私は途中から見始めたので、このドラマは主人公が海女さんになるまでのお話なんだとずっと思ってました。だから東京編に入るときは、ずいぶん違和感がありました。
3人の演出
・あまちゃんの演出には主に井上剛、吉田照幸、梶原登城の三人が担当。
・井上は情緒的、吉田はコメディ、梶原は情熱的な演出が得意。
・中でも吉田はこれまでバラエティー番組を手がけていて異例の抜擢。
オリジナル曲1曲でも大変
・劇中でオリジナル曲を1曲歌うには、役者は歌手として完全に1曲を歌えるように、振り付けからダンスや歌のレッスンも行うなど、見えない苦労がある。
サンタは取り扱い注意
・以前の番組で、父親がサンタクロースに扮してプレゼントしてる場面に抗議の電話殺到。サンタ事件とも呼ばれたことがある。
・宮藤は子供の夢を壊さず、大人にはわかるような脚本にした。
・裏の設定として、アキの父親は毎年サンタクロースのメイクをすることでメイクの腕を上げ、ナツが「どちらさまで?」とたずねるほど本物のサンタのようになれる。
プロデューサー、脚本、演出のこだわり
・脚本(宮藤)は、GMTはすべて本当にその地方出身で方言がしゃべれる人間にこだわった。なかなか居なかった。
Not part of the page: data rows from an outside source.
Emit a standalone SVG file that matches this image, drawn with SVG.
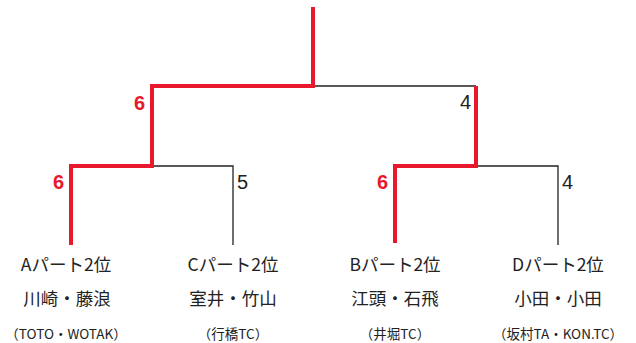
<svg xmlns="http://www.w3.org/2000/svg" width="636" height="343" viewBox="0 0 636 343">
<style>
.blk{fill:none;stroke:#222;stroke-width:1.3}
.red{fill:none;stroke:#e8192c;stroke-width:4;stroke-linejoin:miter;stroke-linecap:butt}
.sc{font-family:"Liberation Sans",Arial,sans-serif;font-size:20px}
.sr{fill:#e8192c;font-weight:bold}
.sb{fill:#222}
.t{font-family:"Noto Sans CJK JP","Liberation Sans",sans-serif;fill:#222;text-anchor:middle}
.t1{font-size:17.5px}
.t2{font-size:17.5px}
.t3{font-size:13.5px}
</style>
<rect width="636" height="343" fill="#fff"/>
<g id="connectors">
<polyline class="blk" points="313,86 476,86"/>
<polyline class="blk" points="152,166 233,166 233,245"/>
<polyline class="blk" points="476,166 558,166 558,245"/>
<polyline class="red" points="313,7 313,86 152,86 152,166 71,166 71,245"/>
<polyline class="red" points="476,86 476,166 395,166 395,243"/>
</g>
<g id="scores">
<text class="sc sr" x="134" y="110">6</text>
<text class="sc sr" x="53" y="189">6</text>
<text class="sc sb" x="237" y="189">5</text>
<text class="sc sb" x="460" y="109">4</text>
<text class="sc sr" x="377" y="189">6</text>
<text class="sc sb" x="562" y="189">4</text>
</g>
<g id="nodeA">
<text class="t t1" x="66" y="271">Aパート2位</text>
<text class="t t2" x="67" y="305">川崎・藤浪</text>
<text class="t t3" x="66" y="339">（TOTO・WOTAK）</text>
</g>
<g id="nodeC">
<text class="t t1" x="233" y="271">Cパート2位</text>
<text class="t t2" x="233" y="305">室井・竹山</text>
<text class="t t3" x="233" y="339">（行橋TC）</text>
</g>
<g id="nodeB">
<text class="t t1" x="395" y="271">Bパート2位</text>
<text class="t t2" x="395" y="305">江頭・石飛</text>
<text class="t t3" x="395" y="339">（井堀TC）</text>
</g>
<g id="nodeD">
<text class="t t1" x="558" y="271">Dパート2位</text>
<text class="t t2" x="558" y="305">小田・小田</text>
<text class="t t3" x="558" y="339">（坂村TA・KON.TC）</text>
</g>
</svg>
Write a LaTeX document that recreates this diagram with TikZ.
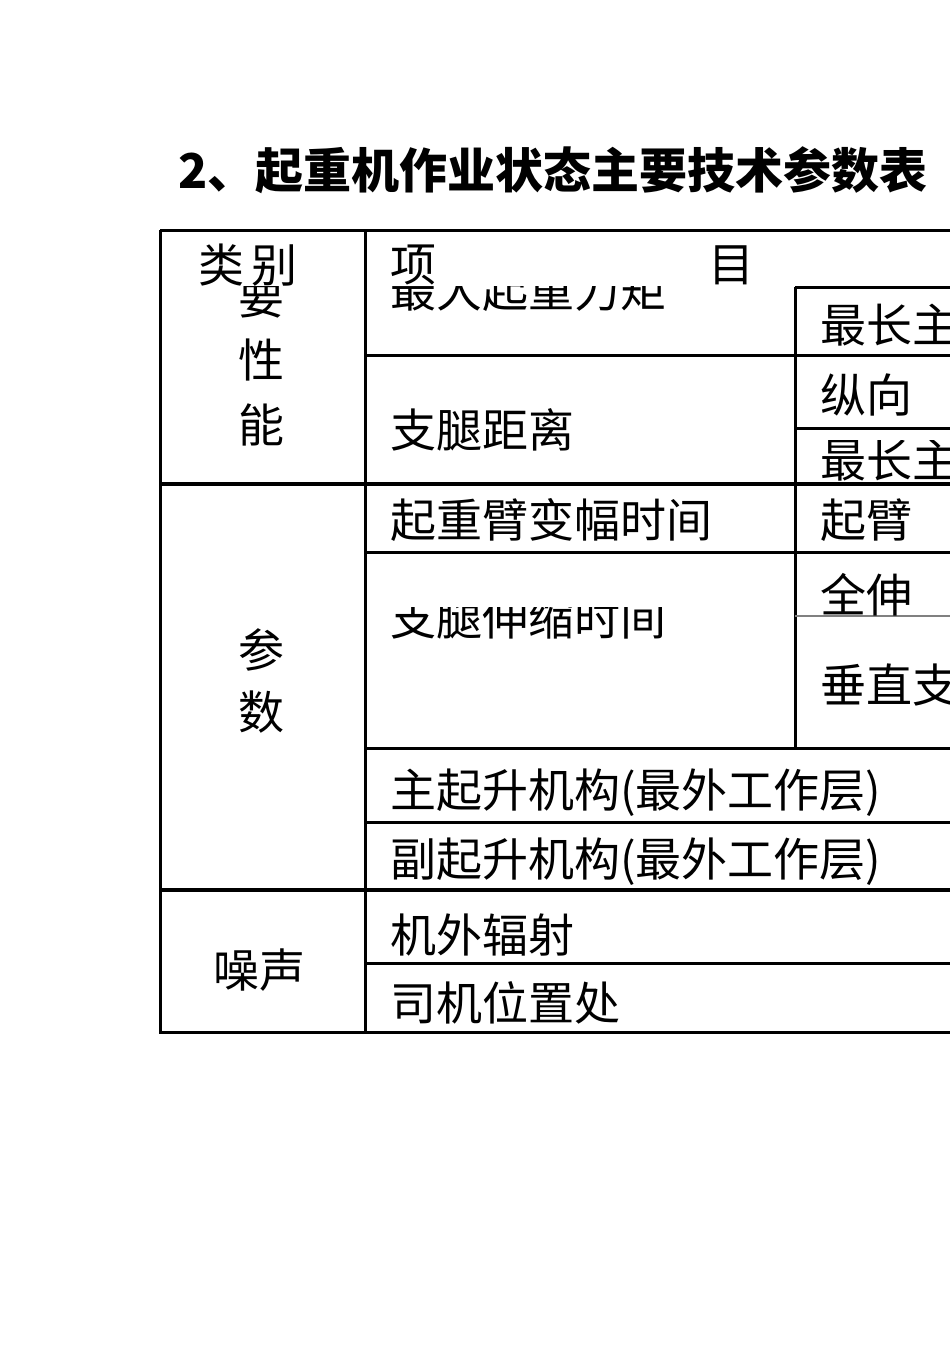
\documentclass[tikz,border=0pt]{standalone}
\usepackage{fontspec}
\newfontfamily\cjk{Noto Sans CJK SC}
\begin{document}
\begin{tikzpicture}[x=1pt,y=-1pt,
  t/.style={font=\cjk\fontsize{46}{46}\selectfont,anchor=west,inner sep=0pt},
  thick line/.style={line width=3pt},
  thin line/.style={line width=1.6pt}]
\useasboundingbox (0,0) rectangle (950,1345);
\clip (0,0) rectangle (950,1345);
\node[t,font=\cjk\bfseries\fontsize{48}{48}\selectfont] (title) at (178,170) {2、起重机作业状态主要技术参数表};
% grid
\draw[thick line] (160,230) -- (960,230);
\draw[thick line] (160,230) -- (160,1032) -- (960,1032);
\draw[thick line] (365,230) -- (365,1032);
\draw[thick line] (795,287) -- (795,748);
\draw[thick line] (795,287) -- (960,287);
\draw[thick line] (365,355) -- (960,355);
\draw[thick line] (795,428) -- (960,428);
\draw[line width=4pt] (160,484) -- (960,484);
\draw[thick line] (365,552) -- (960,552);
\draw[thin line,gray] (795,616) -- (960,616);
\draw[thick line] (365,748) -- (960,748);
\draw[thick line] (365,822) -- (960,822);
\draw[line width=4pt] (160,890) -- (960,890);
\draw[thick line] (365,963) -- (960,963);
% column 1
\node[t] (lb) at (198,265) {类\,别};
\begin{scope}\clip (170,286) rectangle (360,330);
\node[t] (yao) at (238,298) {要};\end{scope}
\node[t] (xing) at (238,360) {性};
\node[t] (neng) at (238,425) {能};
\node[t] (can) at (238,650) {参};
\node[t] (shu) at (238,712) {数};
\node[t] (zs) at (213,970) {噪声};
% column 2
\node[t] (xiang) at (390,265) {项};
\node[t] (mu) at (708,265) {目};
\begin{scope}\clip (370,286) rectangle (790,350);
\node[t] (m1) at (390,290) {最大起重力矩};\end{scope}
\begin{scope}\clip (370,360) rectangle (790,452);
\node[t] (m2) at (390,430) {支腿距离};\end{scope}
\node[t] (m3) at (390,520) {起重臂变幅时间};
\begin{scope}\clip (370,607) rectangle (790,660);
\node[t] (m4) at (390,618) {支腿伸缩时间};\end{scope}
\node[t] (m5) at (390,793) {主起升机构(最外工作层)};
\node[t] (m6) at (390,862) {副起升机构(最外工作层)};
\node[t] (m7) at (390,935) {机外辐射};
\node[t] (m8) at (390,1003) {司机位置处};
% column 3
\node[t] (c1) at (820,325) {最长主臂};
\node[t] (c2) at (820,395) {纵向};
\begin{scope}\clip (800,440) rectangle (960,480);
\node[t] (c3) at (820,460) {最长主臂};\end{scope}
\node[t] (c4) at (820,520) {起臂};
\begin{scope}\clip (800,560) rectangle (960,615);
\node[t] (c5) at (820,595) {全伸};\end{scope}
\node[t] (c6) at (820,685) {垂直支腿};
\end{tikzpicture}
\end{document}
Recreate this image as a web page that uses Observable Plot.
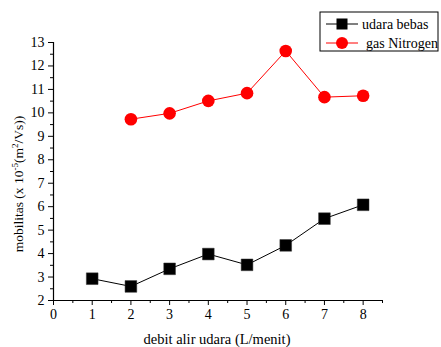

・演出(吉田)自転車で海に飛ぶシーン。プロデューサ(訓覇)はいらないと思ったが、飛ばして落とすことで心象風景にしたかった。3つの角度を作って直ぐ落ちる、真っすぐ走って落ちる、上昇して落ちる。
前髪クネ男
・ 現場ではやりすぎな感じがあったが、受ける能年の演技でコメディとして成立した
・ クネ男には古田新太がかなり演技指導していた(笑)
最後に
訓覇さんは「バクチ以外のところは丁寧に作った」と言います。
成功の要因に「運」も必要だけど、それは最後の一押しでしかないでしょう。
あまちゃんの成功は誰か一人のおかげでも、何か一つラッキーのおかげでもなく、スタッフ全員が丁寧に仕事を積み上げた結果なんじゃないかと思います。